Rare Book Monthly

Articles - November - 2004 Issue

The Devil Wears Prada by Lauren Weisberger

Miss Weisberger has broken the code of omerta.

Miss Weisberger has broken the code of omerta.


The book tells the story of Andy, a young woman fresh out of Brown, who becomes the junior assistant to Miranda Priestly who runs Runway magazine, the most important 'zine" in the fashion field. The author actually worked in the same capacity for Anna Wintour of Vogue. Andy becomes a slave to the whims and demands of her boss who, in the book, is presented as the primal scream of high couture. The book details Andy's loss of humanity as the months ensue and her eventual recovery as the year ends, tragedy overtakes, and her boyfriend puts his foot down. It's a novel for Christ-sakes but one that I have come to learn is close enough to the truth to titillate the interested and petrify the knowledgeable. Hence the double New York Times reviews and the spleen they express.

Here are some quotes from these reviews:

Kate Betts, former editor in chief of Harper's Bazaar wrote:
"It's hard to get past the onslaught of Page Six gossip and film-rights buzz that has preceded "The Devil Wears Prada," Lauren Weisberger's thinly veiled roman a clef about her thankless year sidetracked in the trenches of a fashion magazine. Start with a Mommy Dearest premise featuring our most famous fashion editor, add an irresistible title and throw in a six-figure movie deal - does it even matter what's actually on the page when everybody is reading between the lines?

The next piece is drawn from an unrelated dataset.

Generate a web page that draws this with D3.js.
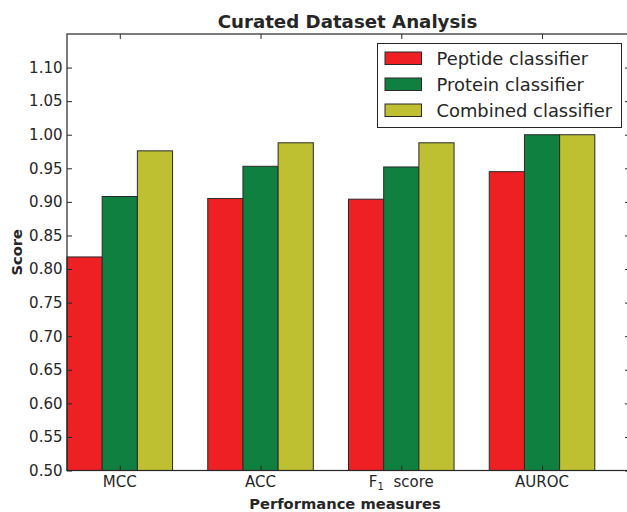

As is customary in this increasingly popular brand of bite-the-boss fiction, the names (and hair color) have been changed to protect the guilty. Weisberger worked at Vogue - here called Runway - as an assistant to its pencil-thin brunet editor, Anna Wintour, here the blond Miranda Priestly. Conde Nast has been renamed Elias-Clark, but Oscar de la Renta and Tommy Hilfiger and most of the rest of the vast throng of designers, photographers, models and celebrities who adorn the fashion firmament are undisguised."
And Janet Maslin wrote:
"If Cinderella were alive today, she would not be waiting patiently for Prince Charming. She would be writing a tell-all book about her ugly stepsisters and wicked stepmother, taking care to position herself at the absolute center of their story. She would be dishing the dirt, wreaking vengeance and complaining all the way.

Cinderella may have been too nice for that, but Lauren Weisberger is not. Ms. Weisberger graduated from college and began per professional life in a low-level position at the Conde Nast publishing empire. Now she has written a novel, "The Devil Wears Prada," and can devote a second career to insisting it is not exactly, precisely, entirely one long swat at the editor of Vogue."
Only one question remains. Where can you find this tome? For sure it is in bookstores. Whether it is also in pharmacies by the sunglasses I don't know. But it should be. As a change of pace it is a fun time out.